Plus de trente civils touareg ont été tués vendredi par des djihadistes présumés dans le nord-est du Mali, à la frontière avec le Niger, ont indiqué samedi des sources concordantes. Cette nouvelle tuerie, après une attaque similaire dans la même région jeudi, porte à plus de quarante le nombre de Touareg de la communauté Idaksahak tués en 24 heures, selon le Mouvement pour le salut de l'Azawad (MSA, issu de l'ex-rébellion à dominante touareg) et des responsables tribaux.

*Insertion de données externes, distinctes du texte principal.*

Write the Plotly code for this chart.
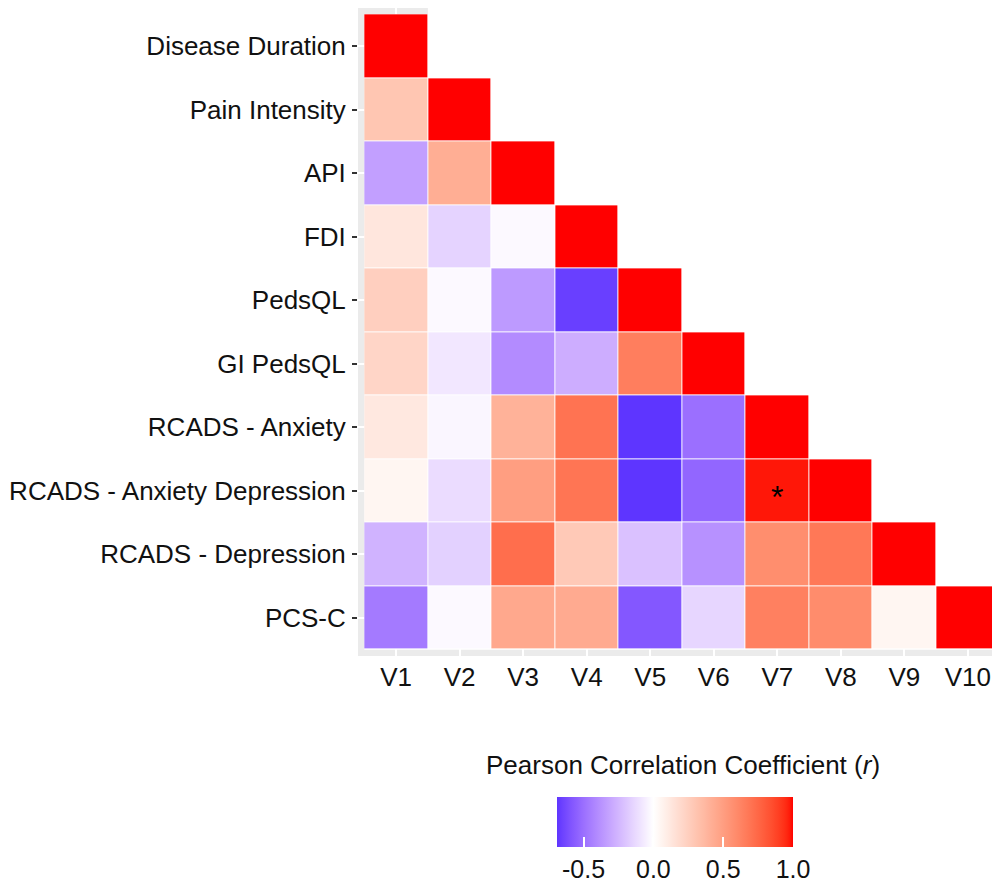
import numpy as np
import plotly.graph_objects as go

# ---------------- data ----------------
variables = ["Disease Duration", "Pain Intensity", "API", "FDI", "PedsQL",
             "GI PedsQL", "RCADS - Anxiety", "RCADS - Anxiety Depression",
             "RCADS - Depression", "PCS-C"]
x_labels = ["V1", "V2", "V3", "V4", "V5", "V6", "V7", "V8", "V9", "V10"]

row_disease_duration = [1.00]
row_pain_intensity = [0.30, 1.00]
row_api = [-0.33, 0.42, 1.00]
row_fdi = [0.13, -0.15, -0.02, 1.00]
row_pedsql = [0.25, -0.02, -0.35, -0.66, 1.00]
row_gi_pedsql = [0.22, -0.08, -0.40, -0.28, 0.65, 1.00]
row_rcads_anxiety = [0.12, -0.03, 0.40, 0.70, -0.69, -0.50, 1.00]
row_rcads_anx_dep = [0.05, -0.12, 0.50, 0.69, -0.69, -0.53, 0.98, 1.00]
row_rcads_depression = [-0.26, -0.16, 0.72, 0.28, -0.21, -0.38, 0.58, 0.68, 1.00]
row_pcs_c = [-0.46, -0.02, 0.45, 0.44, -0.58, -0.14, 0.64, 0.59, 0.05, 1.00]

significant_cells = [("V7", "RCADS - Anxiety Depression")]

cbar_tickvals = [-0.5, 0.0, 0.5, 1.0]
cbar_ticktext = ["-0.5", "0.0", "0.5", "1.0"]
cbar_title = "Pearson Correlation Coefficient (<i>r</i>)"

rows = [row_disease_duration, row_pain_intensity, row_api, row_fdi, row_pedsql,
        row_gi_pedsql, row_rcads_anxiety, row_rcads_anx_dep,
        row_rcads_depression, row_pcs_c]

n = len(variables)
z = np.full((n, n), np.nan)
for i, r in enumerate(rows):
    z[i, :len(r)] = r

# ---------------- colour scale (Lab interpolation, like ggplot gradient2) ----------------
M = np.array([[0.4124564, 0.3575761, 0.1804375],
              [0.2126729, 0.7151522, 0.0721750],
              [0.0193339, 0.1191920, 0.9503041]])
Minv = np.linalg.inv(M)
WP = np.array([0.95047, 1.0, 1.08883])


def srgb_to_lab(rgb):
    c = np.array(rgb, dtype=float) / 255.0
    lin = np.where(c <= 0.04045, c / 12.92, ((c + 0.055) / 1.055) ** 2.4)
    r = (M @ lin) / WP
    f = np.where(r > 0.008856, np.cbrt(r), 7.787 * r + 16 / 116)
    return np.array([116 * f[1] - 16, 500 * (f[0] - f[1]), 200 * (f[1] - f[2])])


def lab_to_srgb(lab):
    L, a, b = lab
    fy = (L + 16) / 116
    f = np.array([fy + a / 500, fy, fy - b / 200])
    r = np.where(f ** 3 > 0.008856, f ** 3, (f - 16 / 116) / 7.787)
    lin = np.clip(Minv @ (r * WP), 0, 1)
    c = np.where(lin <= 0.0031308, 12.92 * lin, 1.055 * lin ** (1 / 2.4) - 0.055)
    c = np.clip(c, 0, 1)
    return "rgb(%d,%d,%d)" % tuple(int(round(v * 255)) for v in c)


LAB_WHITE = srgb_to_lab((255, 255, 255))
LAB_RED = srgb_to_lab((255, 0, 0))
LAB_BLUE = srgb_to_lab((0, 0, 255))
BLUE_SPAN = 0.8


def value_colour(v):
    if v >= 0:
        t = min(v, 1.0)
        return lab_to_srgb(LAB_WHITE + t * (LAB_RED - LAB_WHITE))
    t = min(-v / BLUE_SPAN, 1.0)
    return lab_to_srgb(LAB_WHITE + t * (LAB_BLUE - LAB_WHITE))


zmin = float(np.nanmin(z))
zmax = float(np.nanmax(z))
stops = np.linspace(zmin, zmax, 81)
if 0.0 not in stops:
    stops = np.sort(np.append(stops, 0.0))
colorscale = [[(v - zmin) / (zmax - zmin), value_colour(v)] for v in stops]
colorscale[0][0] = 0.0
colorscale[-1][0] = 1.0

# ---------------- layout geometry ----------------
W, H = 992, 882
ML, MR, MT, MB = 358, 0, 8, 226
EXP = 0.6
plot_w = W - ML - MR
plot_h = H - MT - MB
unit = plot_h / (n - 1 + 2 * EXP)
x_hi = -EXP + plot_w / unit


def px_x(px):
    return (px - ML) / plot_w


def px_y(py):
    return (H - MB - py) / plot_h


FONT = "Liberation Sans, Arial, Helvetica, sans-serif"
TXT = "#111111"
PANEL = "#EBEBEB"
FS = 26

fig = go.Figure()
fig.add_trace(go.Heatmap(
    z=z, x=x_labels, y=variables,
    colorscale=colorscale, zmin=zmin, zmax=zmax,
    xgap=1, ygap=1, hoverongaps=False,
    colorbar=dict(
        orientation="h",
        x=px_x(675), xanchor="center",
        y=px_y(797), yanchor="top",
        len=236, lenmode="pixels", thickness=50,
        outlinewidth=0, xpad=0, ypad=0,
        tickvals=cbar_tickvals, ticktext=cbar_ticktext,
        ticks="inside", ticklen=10, tickwidth=1.5, tickcolor="white",
        tickfont=dict(family=FONT, size=25, color=TXT),
    ),
))

# ggplot-like grey panel strips visible around the triangle
fig.add_shape(type="rect", xref="x", yref="y", x0=-EXP, x1=-0.5, y0=-EXP, y1=n - 1 + EXP,
              fillcolor=PANEL, line_width=0, layer="below")
fig.add_shape(type="rect", xref="x", yref="y", x0=-EXP, x1=x_hi, y0=n - 0.5, y1=n - 1 + EXP,
              fillcolor=PANEL, line_width=0, layer="below")
fig.add_shape(type="rect", xref="x", yref="y", x0=-EXP, x1=0.5, y0=-EXP, y1=-0.5,
              fillcolor=PANEL, line_width=0, layer="below")

for cx, cy in significant_cells:
    fig.add_annotation(x=cx, y=cy, xref="x", yref="y", text="*", showarrow=False,
                       font=dict(family=FONT, size=32, color="black"), yshift=-6)

fig.add_annotation(xref="paper", yref="paper", x=px_x(683), y=px_y(765),
                   text=cbar_title, showarrow=False, xanchor="center", yanchor="middle",
                   font=dict(family=FONT, size=FS, color=TXT))

fig.update_layout(
    width=W, height=H,
    margin=dict(l=ML, r=MR, t=MT, b=MB, autoexpand=False),
    paper_bgcolor="white", plot_bgcolor="white",
    font=dict(family=FONT, size=FS, color=TXT),
    xaxis=dict(type="category", categoryorder="array", categoryarray=x_labels,
               range=[-EXP, x_hi], showgrid=True, gridcolor="white", gridwidth=1.5,
               zeroline=False, showline=False, ticks="", automargin=False,
               tickfont=dict(family=FONT, size=FS, color=TXT), ticklabelstandoff=3),
    yaxis=dict(type="category", categoryorder="array", categoryarray=variables,
               range=[n - 1 + EXP, -EXP], showgrid=True, gridcolor="white", gridwidth=1.5,
               zeroline=False, showline=False, ticks="outside", ticklen=5, tickwidth=1.5,
               tickcolor="#333333", automargin=False,
               tickfont=dict(family=FONT, size=FS, color=TXT), ticklabelstandoff=1),
)

fig.write_html("out.html")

"Il y a eu 43 morts en deux jours, tous des civils, d'une même communauté", a déclaré samedi un responsable tribal joint à Menaka, principale ville de la région, qui s'est identifié par son prénom, Sidigui. "Nos combattants sont en train de détruire leurs bases et les anéantir. Ils viennent s'en prendre gratuitement aux civils innocents", a-t-il dit, voyant dans ces tueries des représailles aux coups portés aux djihadistes dans la zone par les groupes armés touareg.
Un appel aux gouvernement du Mali et du Niger. Le MSA a affirmé avoir "appris avec consternation l'assassinat de 43 personnes de la communauté Idaksahak lors de deux raids menés par des hordes de malfrats armés sur les campements d'Aklaz le 26 avril et Awakassa le 27 avril", dans un communiqué publié dans la nuit de vendredi à samedi. Il "lance un appel pressant aux gouvernements du Mali, du Niger afin qu'une initiative sérieuse soit engagée, en vue de mettre immédiatement fin aux crimes abominables qui sont commis", mais assure qu'il "ne cédera à aucune intimidation". Le gouverneur de Menaka, Daouda Maïga, s'est voulu prudent sur le bilan, indiquant attendre le résultat de l'envoi d'une mission sur les lieux. "Il y a plusieurs versions, mais je sais que des femmes et des enfants sont parmi les victimes, des vieilles personnes aussi, mais le chiffre exact je ne saurais le dire sans le retour de mes missionnaires", a-t-il précisé.
Les représailles étaient attendues. Les affrontements sont fréquents dans cette zone entre des djihadistes ayant prêté allégeance au groupe État islamique (EI) et deux groupes armés principalement touareg, le Groupe d'autodéfense touareg Imghad et alliés (Gatia, pro-Bamako), et le MSA, parfois associés à la force française Barkhane et à l'armée malienne. La population de la région s'attendait à des représailles des djihadistes à la suite des lourdes pertes qu'ils ont subies ces dernières semaines, a indiqué un notable de Menaka, Attaye Ag Ossadki. "Mais personne ne pouvait imaginer qu'ils allaient tuer de cette manière des civils aux mains nues", a-t-il ajouté.
Exécutions sommaires. La Mission de l'ONU au Mali (Minusma), a indiqué le 12 avril avoir reçu des informations "d'une particulière gravité" faisant état notamment "d'exécutions sommaires d'au moins 95 personnes" lors d'opérations antidjihadistes menées dans la région de Menaka "par une coalition de groupes armés", dont le Gatia et le MSA. Les deux groupes avaient démenti, dénonçant des "allégations scandaleuses et honteuses".
Depuis le lancement en 2013 d'une intervention militaire française, les groupes djihadistes ont été dispersés et en grande partie chassés du nord du Mali dont ils avaient pris le contrôle. Mais des zones entières du pays échappent au contrôle des forces maliennes, françaises et de l'ONU, régulièrement visées par des attaques, malgré la signature en 2015 d'un accord de paix, censé isoler définitivement les djihadistes, dont l'application accumule les retards. Depuis 2015, ces attaques se sont étendues dans le centre et le sud du Mali et le phénomène déborde sur les pays voisins, en particulier le Burkina Faso et le Niger.